Impunity Continues 8 Years After Brazil’s Massacre

    The world has not forgotten. Though it is eight years since the cold blooded massacre of 19 MST activists in Eldorado dos Carajás, in the state of Pará, the world continues to be baffled as to how nobody has yet been imprisoned for these crimes.

    The latest appeal hearings, which will take place on 19 November in the city of Belém, mark another step in the extremely sluggish process of justice that has characterised this case throughout.


    The hearings that will take place now, as to whether appeals against the conviction of the two commanding officers and the acquittal of the 128 military policemen can be heard, are another important step in the fight against impunity.
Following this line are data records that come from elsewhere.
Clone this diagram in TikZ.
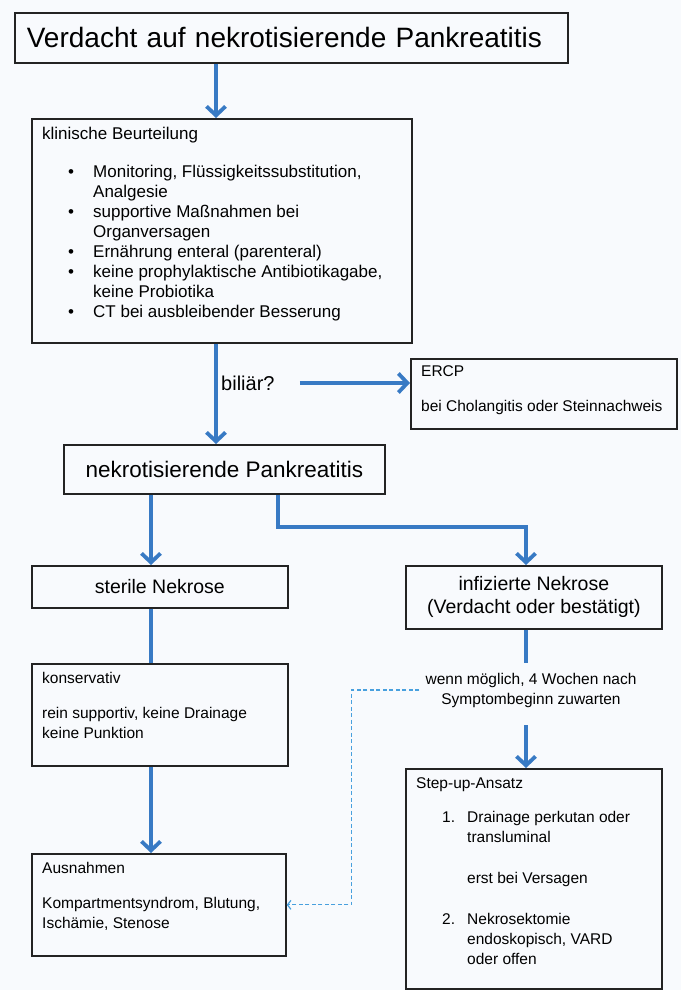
\documentclass[tikz,border=0pt]{standalone}
\usepackage{fontspec}
\setmainfont{Liberation Sans}
\usepackage{tikz}
\usetikzlibrary{arrows.meta,positioning}

\definecolor{arrblue}{RGB}{56,122,196}
\definecolor{dashblue}{RGB}{72,160,222}
\definecolor{boxgray}{RGB}{35,35,35}
\definecolor{bg}{RGB}{248,250,253}

\newcommand{\bulitem}{\makebox[51pt][l]{\hspace{26pt}\textbullet}}
\newcommand{\bulcont}{\makebox[51pt]{}}
\newcommand{\numitem}[1]{\makebox[51pt][l]{\hspace{26pt}#1}}

\begin{document}
\begin{tikzpicture}[x=1pt,y=-1pt,
  >={Straight Barb[length=9pt,width=19pt]},
  box/.style={draw=boxgray,line width=1.7pt,fill=bg,inner sep=0pt,anchor=north west},
  txt/.style={inner sep=0pt,align=left,anchor=north west,font=\fontsize{15.5}{20}\selectfont},
  arr/.style={->,draw=arrblue,line width=3.8pt},
  plain/.style={draw=arrblue,line width=3.8pt},
  dasharr/.style={-{Straight Barb[length=3.5pt,width=9pt]},draw=dashblue,line width=1.2pt,dash pattern=on 4pt off 2.5pt}]
\fill[bg] (0,0) rectangle (681,990);
\useasboundingbox (0,0) rectangle (681,990);

\node (verdacht) [box,text width=529pt,inner xsep=12pt,minimum height=50pt,align=left,font=\fontsize{28}{32}\selectfont] at (14,12) {Verdacht auf nekrotisierende Pankreatitis};

\node (klinik) [box,minimum width=380pt,minimum height=224pt] at (31,118) {};
\node (klinik-txt) [txt,font=\fontsize{17}{20}\selectfont] at (42,127) {klinische Beurteilung\\[18pt]
  \bulitem Monitoring, Flüssigkeitssubstitution,\\ \bulcont Analgesie\\
  \bulitem supportive Maßnahmen bei\\ \bulcont Organversagen\\
  \bulitem Ernährung enteral (parenteral)\\
  \bulitem keine prophylaktische Antibiotikagabe,\\ \bulcont keine Probiotika\\
  \bulitem CT bei ausbleibender Besserung};

\node (biliaer) [txt,anchor=west,font=\fontsize{20}{24}\selectfont] at (221,383) {biliär?};
\node (ercp) [box,minimum width=266pt,minimum height=70pt] at (410,358) {};
\node (ercp-txt) [txt] at (421,365) {ERCP\\[15pt] bei Cholangitis oder Steinnachweis};

\node (nekrot) [box,minimum width=321pt,minimum height=49pt,font=\fontsize{22.5}{26}\selectfont] at (63,444) {nekrotisierende Pankreatitis};

\node (sterile) [box,minimum width=256pt,minimum height=42pt,font=\fontsize{19.5}{23}\selectfont] at (31,565) {sterile Nekrose};
\node (infiz) [box,minimum width=256pt,minimum height=63pt,align=center,font=\fontsize{19.5}{23}\selectfont] at (405,565) {infizierte Nekrose\\(Verdacht oder bestätigt)};

\node (konserv) [box,minimum width=256pt,minimum height=102pt] at (31,663) {};
\node (konserv-txt) [txt] at (42,672) {konservativ\\[15pt] rein supportiv, keine Drainage\\ keine Punktion};

\node (ausnahmen) [box,minimum width=254pt,minimum height=102pt] at (31,853) {};
\node (ausnahmen-txt) [txt] at (42,862) {Ausnahmen\\[15pt] Kompartmentsyndrom, Blutung,\\ Ischämie, Stenose};

\node (warten) [txt,anchor=center,align=center,inner xsep=6pt,inner ysep=10pt] at (531,690) {wenn möglich, 4 Wochen nach\\Symptombeginn zuwarten};

\node (stepup) [box,minimum width=256pt,minimum height=220pt] at (405,768) {};
\node (stepup-txt) [txt] at (416,777) {Step-up-Ansatz\\[14pt]
  \numitem{1.}Drainage perkutan oder\\ \bulcont transluminal\\[21pt]
  \bulcont erst bei Versagen\\[21pt]
  \numitem{2.}Nekrosektomie\\ \bulcont endoskopisch, VARD\\ \bulcont oder offen};

\coordinate (spine) at (216,0);
\coordinate (leftx) at (151,0);
\coordinate (rightx) at (526,0);

\draw[arr] (verdacht.south -| spine) -- (klinik.north -| spine);
\draw[arr] (klinik.south -| spine) -- (nekrot.north -| spine);
\draw[arr,shorten <=25pt] (biliaer.east) -- (biliaer.east -| ercp.west);
\draw[arr] (nekrot.south -| leftx) -- (sterile.north -| leftx);
\draw[arr] ([xshift=54pt]nekrot.south) -- ++(0,32) -| (infiz.north -| rightx);
\draw[plain] (sterile.south -| leftx) -- (konserv.north -| leftx);
\draw[arr] (konserv.south -| leftx) -- (ausnahmen.north -| leftx);
\draw[plain] (infiz.south -| rightx) -- (warten.north -| rightx);
\draw[arr,shorten <=8pt] (warten.south -| rightx) -- (stepup.north -| rightx);
\draw[dasharr] (warten.west) -- ++(-68,0) |- (ausnahmen.east);
\end{tikzpicture}
\end{document}
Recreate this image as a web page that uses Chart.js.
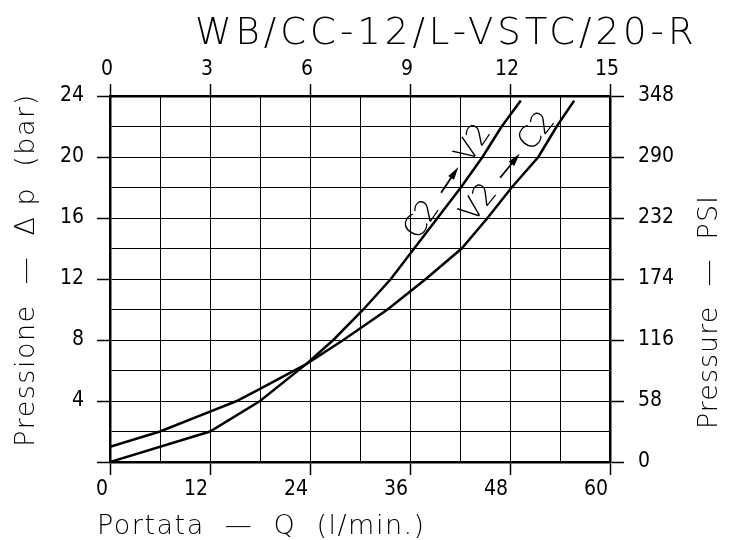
<!DOCTYPE html>
<html>
<head>
<meta charset="utf-8">
<script src="https://cdn.jsdelivr.net/npm/chart.js@4/dist/chart.umd.min.js"></script>
<style>
  html, body { margin: 0; padding: 0; background: #fff; }
  #wrap { width: 733px; height: 540px; }
</style>
</head>
<body>
<div id="wrap"><canvas id="chart"></canvas></div>
<script>
// curve C2 -> V2 : flow (l/min) and pressure drop (bar)
const c2v2Flow = [0, 12, 18, 23.5, 26.8, 30.4, 33.7, 36.5, 39.3, 42.1, 44.7, 47.0, 49.3];
const c2v2Bar  = [0, 2, 4, 6.4, 8, 10, 12, 14, 16, 18, 20, 22, 23.7];

// curve V2 -> C2
const v2c2Flow = [0, 6, 12, 15.2, 18, 23.5, 28, 33.3, 37.9, 42.2, 45.3, 48.2, 51.4, 53.6, 55.7];
const v2c2Bar  = [1, 2, 3.3, 4, 4.8, 6.4, 8, 10, 12, 14, 16, 18, 20, 22, 23.7];

// tick labels
const flowTicks = [0, 12, 24, 36, 48, 60];      // l/min, bottom
const gpmTicks  = [0, 3, 6, 9, 12, 15];         // US gpm, top
const barTicks  = [4, 8, 12, 16, 20, 24];       // bar, left
const psiTicks  = [0, 58, 116, 174, 232, 290, 348]; // psi, right

const chartTitle = "WB/CC-12/L-VSTC/20-R";
const tickFont = { family: '"Liberation Sans Narrow", "DejaVu Sans Condensed", sans-serif', size: 21 };
const textFont = '"DejaVu Sans", sans-serif';

function toPoints(xs, ys) {
  return xs.map((x, i) => ({ x: x, y: ys[i] }));
}

// title, axis titles and curve labels
const textPlugin = {
  id: 'texts',
  afterDraw(chart) {
    const ctx = chart.ctx;
    const x = chart.scales.x, y = chart.scales.y;
    ctx.save();
    ctx.fillStyle = '#000';
    ctx.strokeStyle = '#000';

    ctx.font = '200 37px ' + textFont;
    ctx.textAlign = 'left';
    ctx.textBaseline = 'alphabetic';
    ctx.letterSpacing = '4px';
    ctx.fillText(chartTitle, 195, 44);

    ctx.font = '200 27px ' + textFont;
    ctx.letterSpacing = '1.5px';
    ctx.fillText('Portata  —  Q  (l/min.)', 97, 534);

    ctx.save();
    ctx.translate(34, 270);
    ctx.rotate(-Math.PI / 2);
    ctx.textAlign = 'center';
    ctx.fillText('Pressione  —  Δ p  (bar)', 0, 0);
    ctx.restore();

    ctx.save();
    ctx.translate(717, 312);
    ctx.rotate(-Math.PI / 2);
    ctx.textAlign = 'center';
    ctx.letterSpacing = '1px';
    ctx.fillText('Pressure  —  PSI', 0, 0);
    ctx.restore();

    ctx.letterSpacing = '0px';
    curveLabel(ctx, x.getPixelForValue(40.6), y.getPixelForValue(18.36), 56, 'C2', 'V2');
    curveLabel(ctx, x.getPixelForValue(47.8), y.getPixelForValue(19.3), 51, 'V2', 'C2');
    ctx.restore();
  }
};

function curveLabel(ctx, cx, cy, angle, from, to) {
  ctx.save();
  ctx.translate(cx, cy);
  ctx.rotate(-angle * Math.PI / 180);
  ctx.font = '200 30px ' + textFont;
  ctx.textAlign = 'center';
  ctx.textBaseline = 'middle';
  ctx.fillText(from, -46, 0);
  ctx.fillText(to, 46, 0);
  ctx.lineWidth = 1.8;
  ctx.beginPath();
  ctx.moveTo(-13, 0);
  ctx.lineTo(8, 0);
  ctx.stroke();
  ctx.beginPath();
  ctx.moveTo(18, 0);
  ctx.lineTo(5, -3.5);
  ctx.lineTo(5, 3.5);
  ctx.closePath();
  ctx.fill();
  ctx.restore();
}

function markAt(list, v) {
  return list.includes(Math.round(v * 100) / 100);
}

new Chart(document.getElementById('chart'), {
  type: 'line',
  data: {
    datasets: [
      { label: 'C2 -> V2', data: toPoints(c2v2Flow, c2v2Bar), xAxisID: 'x', yAxisID: 'y',
        borderColor: '#000', borderWidth: 2.5, pointRadius: 0, tension: 0, fill: false },
      { label: 'V2 -> C2', data: toPoints(v2c2Flow, v2c2Bar), xAxisID: 'x', yAxisID: 'y',
        borderColor: '#000', borderWidth: 2.5, pointRadius: 0, tension: 0, fill: false }
    ]
  },
  options: {
    responsive: true,
    maintainAspectRatio: false,
    animation: false,
    layout: { padding: 0 },
    plugins: { legend: { display: false }, tooltip: { enabled: false }, title: { display: false } },
    scales: {
      x: {
        type: 'linear', position: 'bottom', min: 0, max: 60,
        afterFit: s => { s.height = 78; },
        ticks: {
          stepSize: 6, padding: 2, align: 'end', labelOffset: -2, color: '#000', font: tickFont,
          autoSkip: false, maxRotation: 0,
          callback: v => markAt(flowTicks, v) ? String(v) : ''
        },
        grid: {
          color: '#000', lineWidth: 1, tickLength: 13, tickWidth: 1.5,
          tickColor: c => markAt(flowTicks, c.tick.value) ? '#000' : 'rgba(0,0,0,0)'
        },
        border: { color: '#000', width: 2.5 }
      },
      x2: {
        type: 'linear', position: 'top', min: 0, max: 15,
        afterFit: s => { s.height = 96; },
        ticks: {
          stepSize: 3, padding: 2, labelOffset: -3, color: '#000', font: tickFont,
          autoSkip: false, maxRotation: 0,
          callback: v => markAt(gpmTicks, v) ? String(v) : ''
        },
        grid: { drawOnChartArea: false, color: '#000', tickLength: 12, tickWidth: 1.5 },
        border: { color: '#000', width: 2.5 }
      },
      y: {
        type: 'linear', position: 'left', min: 0, max: 24,
        afterFit: s => { s.width = 110; },
        ticks: {
          stepSize: 2, padding: 13, color: '#000', font: tickFont, autoSkip: false,
          callback: v => markAt(barTicks, v) ? String(v) : ''
        },
        grid: {
          color: '#000', lineWidth: 1, tickLength: 13, tickWidth: 1.5,
          tickColor: c => (c.tick.value % 4 === 0) ? '#000' : 'rgba(0,0,0,0)'
        },
        border: { color: '#000', width: 2.5 }
      },
      y2: {
        type: 'linear', position: 'right', min: 0, max: 348,
        afterFit: s => { s.width = 123; },
        ticks: {
          stepSize: 29, padding: 14, color: '#000', font: tickFont, autoSkip: false,
          callback: v => markAt(psiTicks, v) ? String(v) : ''
        },
        grid: {
          drawOnChartArea: false, color: '#000', tickLength: 14, tickWidth: 1.5,
          tickColor: c => markAt(psiTicks, c.tick.value) ? '#000' : 'rgba(0,0,0,0)'
        },
        border: { color: '#000', width: 2.5 }
      }
    }
  },
  plugins: [textPlugin]
});
</script>
</body>
</html>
    Nevertheless, the failure to ensure justice for the hundreds of people who have been killed in their struggle for land and their right to live in peace and security in the state of Pará, makes the outcome of this case all the more important.


    It is time for the state judicial system to show that it can ensure equal and fair justice for all and for the state authorities to end the killings and corruption that continue to blacken the name of Pará across the globe.


    Background


    Massacres such as Eldorado dos Carajás and Carandiru, where 12 years after the killing of 111 detainees in a São Paulo prison nobody has yet been imprisoned for the crime, underlie the profound sense of impunity that surrounds the Brazilian justice system at this time.


    As the UN Special Rapporteur on the Independence of the Judiciary recently noted, following his visit to Brazil, socially and economically excluded groups suffer from a severe lack of access to justice.


    The second trial into the massacre of 19 land activists by members of the Pará state military police started on 18 May 2002, overseen by the third judge to preside over proceedings.


    The previous judge, Dra Eva do Amaral, withdrew following consistent complaints from the prosecution as to her competence and impartiality.


    NGOs supporting the prosecution team, withdrew during proceedings claiming that the trial was compromised when the 128 soldiers were tried as one making the identification of individual responsibility impossible.


    The two commanding officers convicted were allowed to appeal their sentences in liberty. The 128 military policemen were acquitted.


    These hearings will rule whether the pending appeals can be heard. Prosecutors and human rights activists are calling for the upholding of the officers’ conviction and a re-trial for the 128 military policemen.